Claimant successfully appealed to the Appellate Division, which remanded the matter for determination of any benefits due to her. The Board then ruled that claimant should have been reinstated effective March 28, 1977, and awarded her back pay from that date until her actual return to work on September 22, 1978. The employer was also assessed the mandatory minimum penalty of $100 for violating section 120. On this appeal pursuant to CPLR 5601 (subd [d]), this court now reverses.
This proceeding’s focus is on the application of section 120. The law’s obvious purpose is to protect employees from retaliation for filing compensation claims or participating *134 in claim proceedings (see Matter of Axel v Duffy-Mott Co., 47 NY2d 1, 5-6). More problematic is the scope of the statute’s proscription against an employer’s actions that result from work-related injuries.

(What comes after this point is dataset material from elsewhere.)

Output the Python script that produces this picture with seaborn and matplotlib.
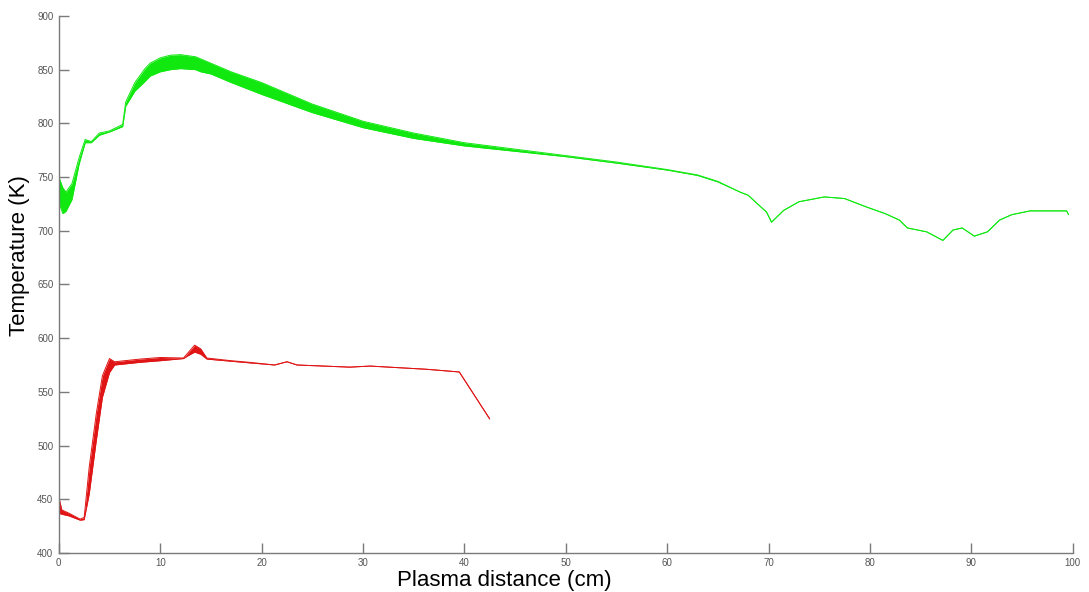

Lower courts have adopted a broad interpretation that condemns any action triggered by the employee’s work-related injury regardless of whether it was a retaliatory tactic (see, e.g., Matter of Griffin v Eastman Kodak Co., 80 AD2d 689, mot for lv to app dsmd 53 NY2d 1028; Matter of Lo Dolce v Regional Tr. Serv., 77 AD2d 697, mot for lv to app den 51 NY2d 706). These decisions distort the meaning and purpose of section 120. The statute’s critical language is its injunction to employers not “to discharge or in any other manner discriminate against an employee as to his employment because such employee has claimed or attempted to claim compensation ***, or because he has testified or is about to testify * * *” (emphasis added). Clearly, there must be a causal nexus between the employee’s activities in obtaining compensation and the employer’s conduct against the employee. Moreover, the very meaning of “discrimination” requires that there be a distinction among groups. Thus, an employment practice that is applied evenhandedly to all employees represents a neutral policy that does not constitute discrimination, particularly if it is based on legitimate business concerns (see NLRB v Great Dane Trailers, 388 US 26, 32-34).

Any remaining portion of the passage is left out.